Bad Guys: Group Game #2 Polarity

polarity

For group game 2, Silas and I are working on a game called Polarity. The image above shows the design concept of this game, which is switching polarities to create diverse movements. For the basic game mechanics, please check out this post.

Since this game was originally conceptualized for its game mechanism, during the design process it started to tilt towards a puzzle, so creating a narrative became a challenge. In order to incorporate a bad guy, first we decided to visualize the timer. Instead of having a countdown, a wall will start moving from the left to occupy the playable space. This wall also serves as a giant magnet that attracts other particles and neutralize them so that the player will have less force to reach the target.
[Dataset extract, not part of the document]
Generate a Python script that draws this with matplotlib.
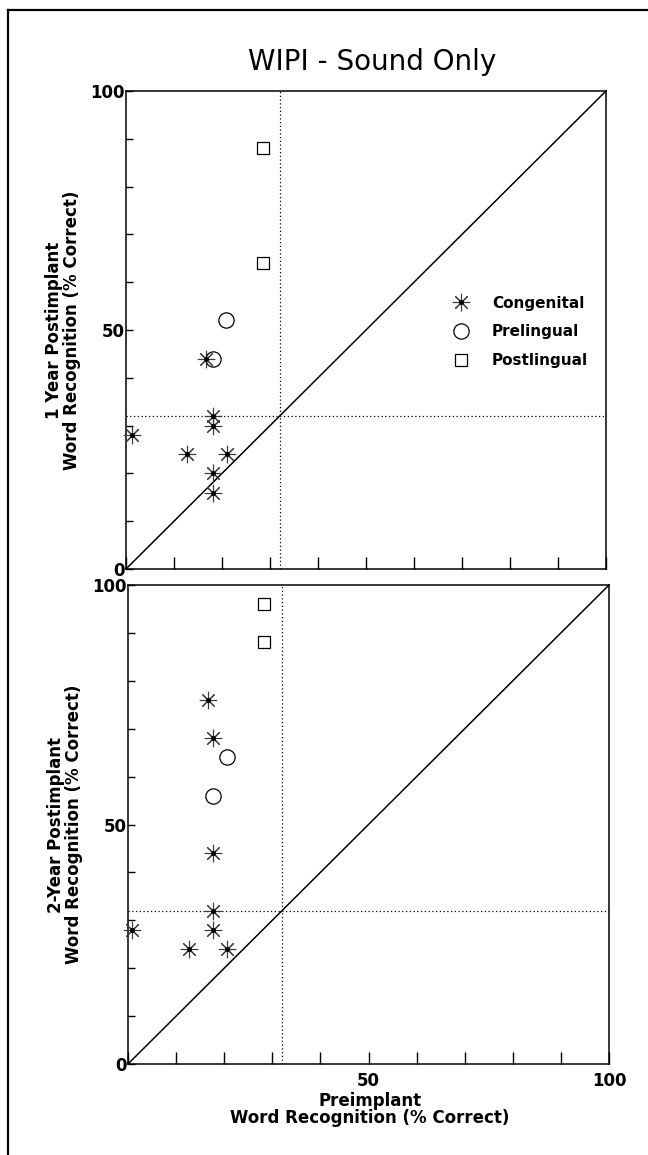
import matplotlib
matplotlib.use("Agg")
import matplotlib.pyplot as plt
from matplotlib.lines import Line2D

# ---------------- data ----------------
title = "WIPI - Sound Only"
y_labels = ["1 Year Postimplant\nWord Recognition (% Correct)",
            "2-Year Postimplant\nWord Recognition (% Correct)"]
x_label = "Preimplant\nWord Recognition (% Correct)"
groups = ["Congenital", "Prelingual", "Postlingual"]

# 1-year panel
cong_pre_1 = [1.2, 12.8, 16.7, 18.1, 18.1, 21.0, 18.1, 18.1]
cong_post_1 = [28, 24, 44, 32, 30, 24, 20, 16]
prel_pre_1 = [20.8, 18.1]
prel_post_1 = [52, 44]
postl_pre_1 = [28.6, 28.6]
postl_post_1 = [88, 64]

# 2-year panel
cong_pre_2 = [16.7, 17.7, 17.7, 17.7, 17.7, 0.8, 12.7, 20.6]
cong_post_2 = [76, 68, 44, 32, 28, 28, 24, 24]
prel_pre_2 = [20.6, 17.7]
prel_post_2 = [64, 56]
postl_pre_2 = [28.3, 28.3]
postl_post_2 = [96, 88]

criterion = 32
tick_values = [0, 10, 20, 30, 40, 50, 60, 70, 80, 90, 100]
labelled_ticks = [0, 50, 100]

panels = [
    (cong_pre_1, cong_post_1, prel_pre_1, prel_post_1, postl_pre_1, postl_post_1),
    (cong_pre_2, cong_post_2, prel_pre_2, prel_post_2, postl_pre_2, postl_post_2),
]

# ---------------- figure ----------------
W, H = 648, 1155
fig = plt.figure(figsize=(W / 100, H / 100), dpi=100)
fig.patch.set_facecolor("white")

rects = [
    (126 / W, 1 - 569 / H, 480 / W, 478 / H),
    (128 / W, 1 - 1064 / H, 481 / W, 479 / H),
]

star = (8, 2, 0)
star_kw = dict(marker=star, ms=12.5, mew=0.8, color="#3a3a3a", linestyle="none")
dot_kw = dict(marker="o", ms=3.6, color="black", mew=0, linestyle="none")
circ_kw = dict(marker="o", ms=11, mfc="none", mec="black", mew=0.9, linestyle="none")
sq_kw = dict(marker="s", ms=9, mfc="none", mec="black", mew=0.9, linestyle="none")

for i, (rect, data) in enumerate(zip(rects, panels)):
    cx, cy, px, py, qx, qy = data
    ax = fig.add_axes(rect)
    ax.set_xlim(0, 100)
    ax.set_ylim(0, 100)

    # reference lines
    ax.plot([0, 100], [0, 100], color="black", lw=1.1, zorder=1)
    ax.axvline(criterion, color="black", lw=0.9, ls=(0, (1, 2)), zorder=1)
    ax.axhline(criterion, color="black", lw=0.9, ls=(0, (1, 2)), zorder=1)

    ax.plot(cx, cy, clip_on=False, zorder=3, **star_kw)
    ax.plot(cx, cy, clip_on=False, zorder=4, **dot_kw)
    ax.plot(px, py, clip_on=False, zorder=3, **circ_kw)
    ax.plot(qx, qy, clip_on=False, zorder=3, **sq_kw)

    for s in ax.spines.values():
        s.set_linewidth(1.1)

    ax.set_xticks(tick_values)
    ax.set_yticks(tick_values)
    ylabs = [str(t) if t in labelled_ticks else "" for t in tick_values]
    ax.set_yticklabels(ylabs, fontsize=12, fontweight="bold")
    if i == 1:
        xlabs = [str(t) if t in (50, 100) else "" for t in tick_values]
    else:
        xlabs = ["" for t in tick_values]
    ax.set_xticklabels(xlabs, fontsize=12, fontweight="bold")
    ax.tick_params(axis="x", direction="in", length=9, width=1.0, pad=6)
    ax.tick_params(axis="y", direction="in", length=5, width=1.0, pad=1)

    ax.text(-0.131, 0.5, y_labels[i], transform=ax.transAxes, rotation=90,
            ha="center", va="center", fontsize=12, fontweight="bold",
            linespacing=0.95, multialignment="center")

    if i == 0:
        h_cong = (Line2D([], [], **star_kw), Line2D([], [], **dot_kw))
        h_prel = Line2D([], [], **circ_kw)
        h_post = Line2D([], [], **sq_kw)
        ax.legend([h_cong, h_prel, h_post], groups, loc="center left",
                  bbox_to_anchor=(0.683, 0.496), frameon=False,
                  prop=dict(size=11, weight="bold"), handlelength=1.0,
                  handletextpad=1.5, labelspacing=0.9, borderpad=0,
                  borderaxespad=0)
    else:
        ax.text(0.503, -0.095, x_label, transform=ax.transAxes,
                ha="center", va="center", fontsize=12, fontweight="bold",
                linespacing=0.95, multialignment="center")

fig.text(372 / W, 1 - 62 / H, title, ha="center", va="center", fontsize=20)

# outer frame (left and top edges)
fig.add_artist(Line2D([7.5 / W, 7.5 / W], [0, 1 - 10 / H], color="black", lw=1.6,
                      transform=fig.transFigure))
fig.add_artist(Line2D([7.5 / W, 1], [1 - 10 / H, 1 - 10 / H], color="black", lw=1.6,
                      transform=fig.transFigure))

fig.savefig("out.png", dpi=100)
To create diverse multiple encounters, we decided to have the wall/giant magnet act differently in each level. For example, it can adopt different shape, including ones that have a channel in the center, which will not only transform play strategy, but may also influence the goal of a specific level.  Since the behavior of the wall would change, it will give each level an endogenous meaning while creating diverse and challenging game play.

Though the wall will perform the “bad thing,” it may not be expressive enough to carry a whole narrative; therefore we decided to create a real bad guy and make the wall a weapon that he uses. As Jenkins mentioned in “Game Design as Narrative Architecture”, the conflict between interactivity and narrative is often solved by incorporating spatial stories and environmental storytelling into the endogenous world. In the case of our game, the bad guy need to appear in the winning zone (on the right), where he can hold the object that the player is chasing after. Meanwhile he needs to control the movement of the wall, which starts from the left. This spatial separation inspired us to have a chain that goes across the screen, and the “bad thing” is therefore transferred to the bad guy, because he becomes the one pulling.

Bowserbp

On the mechanism level, the bad guy does not have any direct encounter with the player. However, he is crucial for a thorough narrative across levels. During the design process, we have discovered similar bad guys in other games who do not have direct collisions with the player. For example, Bowser Koopa in Super Mario often only appear at the end of each level to kidnap the princess to another castle; In Angry Bird, the pig performs bad things only in the cut-scene narratives and do not actually encounters the bird. To a certain extent, those bad guys are giving meanings to the spatial environment. Similarly in the case of our game, the story will be an enacted narrative, which uses features of the environment to move through the plot trajectory.